The number of married same-sex couples in the United States has increased dramatically in recent years, as reported in a recent Bulletin on U.S. family change from the Population Reference Bureau.1
In June 2015, the U.S. Supreme Court legalized same-sex marriage in every U.S. state; a 2013 ruling required the federal government to recognize state-sanctioned marriages of same-sex couples. Married same-sex couples totaled an estimated 486,000 by October 2015, representing 45 percent of all same-sex couples, up from the 2013 level of 230,000 married same-sex couples, 21 percent of the total (see figure).
These estimates, by demographers at the Williams Institute at the University of California Los Angeles School of Law, are based on the Census Bureau’s American Community Survey (ACS) data for 2013 and 2014 and the 2015 Gallup Daily Tracking Survey, a privately-managed telephone survey.
The Williams Institute recently launched a new interactive website with customizable graphs, charts, and maps on same-sex couple demographics based on ACS state-level data and other sources. The site displays county-level estimates of same-sex couples calculated by Williams Institute demographers using ACS data.
The site also includes customizable graphs, charts, and maps on demographics of lesbian, gay, bisexual, and transgender (LGBT) individuals based on estimates from Gallup Daily Tracking Survey data. LGBT Americans made up an estimated 3.8 percent of the nation’s population or about 9 million people in 2011.2
The ACS does not specifically ask about sexual orientation and gender identity (SOGI) but allows researchers to estimate indirectly the number of same-sex couples based on household relationships. A couple is counted as a same-sex couple when the person who fills out the ACS form—usually the person owns or rents the home—identifies his or her relationship with another adult of the same sex in the household as either “husband/wife” or “unmarried partner.”
Census Bureau surveys will not identify same-sex couples if neither member of the couple is the person filling out the form or if both members of the couple do not report their partnership accurately due to concerns about confidentiality, Williams Institute demographers note.
However, the nationally representative Gallup Daily Tracking Survey does allow individuals to self-report their gender identity using the following question: “Do you, personally, identify as lesbian, gay, bisexual, or transgender?”
In recent years, the shifting state-level legal status of same-sex couples has made it difficult for social scientists to confidently report their numbers. Among the challenges are the relatively small size of the same-sex couple population—less than 2 percent of all U.S. couples either married or cohabiting. Additionally, enough different-sex couples accidently misidentify the gender of their partner on ACS questionnaires that these errors must be corrected to provide accurate estimates.3
In the future, social science research on intimate relationships that includes data on same-sex couples could offer insights that might benefit all couples. For example, Debra Umberson at the University of Texas-Austin and colleagues point out that studies on social support and health find that women in different-sex couples tend to provide more of the health-promoting, stress-relieving emotional support to their husbands than men do for their wives.4 Better understanding of how emotional support is provided within same-sex couples might identify more equitable patterns.

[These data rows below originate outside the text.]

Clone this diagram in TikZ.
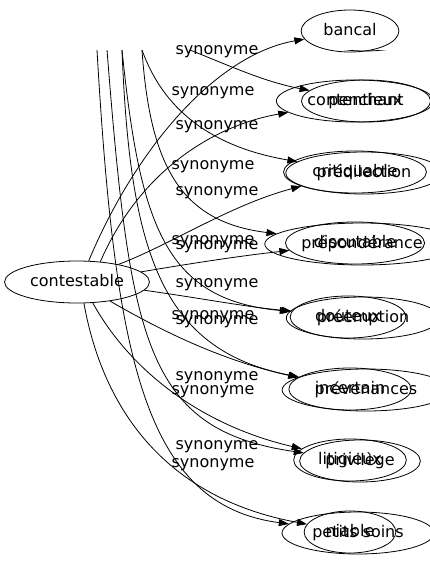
\documentclass[tikz,border=0pt]{standalone}
\usepackage{fontspec}
\setmainfont{DejaVu Sans}
\usetikzlibrary{arrows.meta,shapes.geometric}

\tikzset{
  word/.style={ellipse, draw, inner xsep=8pt, minimum height=42pt,
    text height=12pt, text depth=3.5pt, font=\fontsize{16}{19}\selectfont},
  lbl/.style={inner sep=0pt, font=\fontsize{16}{19}\selectfont},
  syn/.style={-{Triangle[length=10pt,width=7pt]}},
}

\begin{document}
\begin{tikzpicture}[x=1pt, y=-1pt, line width=0.8pt]
  \useasboundingbox (0,0) rectangle (430,563);

  % first graph
  \node[word, inner xsep=4pt, minimum width=145pt] (c) at (77,282) {contestable};
  \node[word] (a1) at (350,31) {bancal};
  \node[word] (a2) at (355,101) {contentieux};
  \node[word] (a3) at (355,172) {critiquable};
  \node[word] (a4) at (355,243) {discutable};
  \node[word] (a5) at (348,317) {douteux};
  \node[word] (a6) at (350,389) {incertain};
  \node[word] (a7) at (350,460) {litigieux};
  \node[word] (a8) at (350,532) {niable};

  \node[lbl] (la1) at (217,52) {synonyme};
  \node[lbl] (la2) at (217,127) {synonyme};
  \node[lbl] (la3) at (217,193) {synonyme};
  \node[lbl] (la4) at (217,247) {synonyme};
  \node[lbl] (la5) at (217,285) {synonyme};
  \node[lbl] (la6) at (217,322) {synonyme};
  \node[lbl] (la7) at (217,378) {synonyme};
  \node[lbl] (la8) at (217,447) {synonyme};

  \draw[syn] (c.61) .. controls (135,150) and (215,55) .. (a1);
  \draw[syn] (c.41) .. controls (140,170) and (215,125) .. (a2);
  \draw[syn] (c.23) .. controls (170,245) and (230,205) .. (a3);
  \draw[syn] (c.9) .. controls (200,262) and (240,256) .. (a4);
  \draw[syn] (c.-7) .. controls (200,298) and (240,306) .. (a5);
  \draw[syn] (c.-30) .. controls (160,330) and (220,360) .. (a6);
  \draw[syn] (c.-53) .. controls (130,370) and (200,425) .. (a7);
  \draw[syn] (c.-72) .. controls (105,420) and (175,500) .. (a8);

  % second graph, cut off at the top
  \begin{scope}
    \clip (0,50) rectangle (430,563);
    \node[word, minimum width=120pt] (b1) at (365,30) {};
    \node[word] (b2) at (366,101) {penchant};
    \node[word] (b3) at (364,173) {prédilection};
    \node[word] (b4) at (362,244) {prépondérance};
    \node[word] (b5) at (363,318) {préemption};
    \node[word] (b6) at (366,390) {prévenances};
    \node[word] (b7) at (360,461) {privilège};
    \node[word] (b8) at (358,533) {petits soins};

    \node[lbl] (lb2) at (213,93) {synonyme};
    \node[lbl] (lb3) at (213,167) {synonyme};
    \node[lbl] (lb4) at (213,242) {synonyme};
    \node[lbl] (lb5) at (213,317) {synonyme};
    \node[lbl] (lb6) at (213,392) {synonyme};
    \node[lbl] (lb7) at (213,465) {synonyme};

    \coordinate (t1) at (97,50);
    \coordinate (t2) at (107,50);
    \coordinate (t3) at (122,50);
    \coordinate (t4) at (142,50);
    \coordinate (t5) at (190,50);

    \draw[syn] (t5) .. controls (230,66) and (265,82) .. (b2);
    \draw[syn] (t4) .. controls (160,100) and (200,145) .. (b3);
    \draw[syn] (t4) .. controls (150,165) and (180,222) .. (b4);
    \draw[syn] (t3) .. controls (140,225) and (165,300) .. (b5);
    \draw[syn] (t3) .. controls (130,250) and (160,350) .. (b6);
    \draw[syn] (t2) .. controls (130,340) and (145,430) .. (b7);
    \draw[syn] (t1) .. controls (115,360) and (145,505) .. (b8);
  \end{scope}
\end{tikzpicture}
\end{document}
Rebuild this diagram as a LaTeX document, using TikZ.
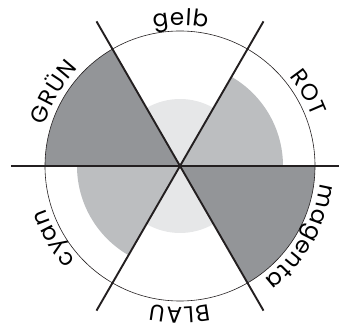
\documentclass[tikz,border=0pt]{standalone}
\usepackage{fontspec}
\setmainfont{Poppins}
\usetikzlibrary{decorations.text}
\definecolor{darkg}{HTML}{939598}
\definecolor{midg}{HTML}{BCBEC0}
\definecolor{lightg}{HTML}{E6E7E8}
\definecolor{ink}{HTML}{231F20}
\newcommand\lblfont{\fontsize{23pt}{23pt}\selectfont\kern1pt}
\tikzset{
  axis/.style={draw=ink, line width=1.9pt},
  rim/.style={draw=ink, line width=0.6pt},
  lbl/.style={decorate, decoration={text along path, text format delimiters={[}{]},
     text={[\lblfont]#1}, text align=center}}
}
\begin{document}
\begin{tikzpicture}[x=1pt,y=1pt]
\useasboundingbox (-180,-162) rectangle (159,166);
\coordinate (c) at (0,0);
% sectors
\fill[darkg] (c) -- (120:135) arc[start angle=120, end angle=180, radius=135] -- cycle;
\fill[darkg] (c) -- (300:135) arc[start angle=300, end angle=360, radius=135] -- cycle;
\fill[midg] (c) -- (0:103) arc[start angle=0, end angle=60, radius=103] -- cycle;
\fill[midg] (c) -- (180:103) arc[start angle=180, end angle=240, radius=103] -- cycle;
\fill[lightg] (c) -- (60:67) arc[start angle=60, end angle=120, radius=67] -- cycle;
\fill[lightg] (c) -- (240:67) arc[start angle=240, end angle=300, radius=67] -- cycle;
% rim
\draw[rim] (c) circle[radius=135];
% axes
\coordinate (h1) at (180:169);
\coordinate (h2) at (0:169);
\coordinate (d1) at (60:167);
\coordinate (d2) at (240:167);
\coordinate (e1) at (120:167);
\coordinate (e2) at (300:167);
\draw[axis] (h1) -- (h2);
\draw[axis] (d1) -- (d2);
\draw[axis] (e1) -- (e2);
% labels
\path[lbl={gelb}] (130:141) arc[start angle=130, end angle=50, radius=141];
\path[lbl={ROT}] (70:141) arc[start angle=70, end angle=-10, radius=141];
\path[lbl={GRÜN}] (190:141) arc[start angle=190, end angle=110, radius=141];
\path[lbl={magenta}] (10:141) arc[start angle=10, end angle=-70, radius=141];
\path[lbl={BLAU}] (310:141) arc[start angle=310, end angle=230, radius=141];
\path[lbl={cyan}] (250:141) arc[start angle=250, end angle=170, radius=141];
\end{tikzpicture}
\end{document}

Federal Working Group Calls for Better Data on LGBT Population
Better data and methods are needed to address the “dearth of data” for LGBT populations and to understand how they are faring, according to a recent report by the Federal Interagency Working Group on Improving Measurement of Sexual Orientation and Gender Identity in Federal Surveys.5 The report provides an overview of current data collection on SOGI, including the various types of questions used.
In a second paper the Working Group reviews recent research on the reliability and validity of current SOGI measures, and best practices to minimize measurement error.6 Their next paper will lay out a research agenda on SOGI for government data collection agencies.
Currently, 12 federal surveys and studies include SOGI questions (covering sexual identity, attraction, and behavior, as well as gender identity); the U.S. Department of Health and Human Services oversees 10 of these.
Some members of Congress are also advocating for better data on LGBT populations. In May 2016, Rep. Raul Grijalva, D-Ariz., introduced a bipartisan bill (H.B. 5373), “The LGBT Data Inclusion Act,” with 68 initial cosponsors, requiring federal surveys to collect data on sexual orientation and gender identity.
“Public officials draft and implement policies impacting the lives of everyone living in the United States—it is vital that they have robust information about the diverse communities within our populace, including the LGBT community,” Rep. Grijalva said about the bill.
“The current lack of sound data about sexual orientation and gender identity in many federal surveys means we are ill-prepared to meet the needs of these communities. To go uncounted is to be unseen in the eyes of policymakers, which is why we must develop a credible and confidential understanding of these vulnerable populations we currently know too little too little about.”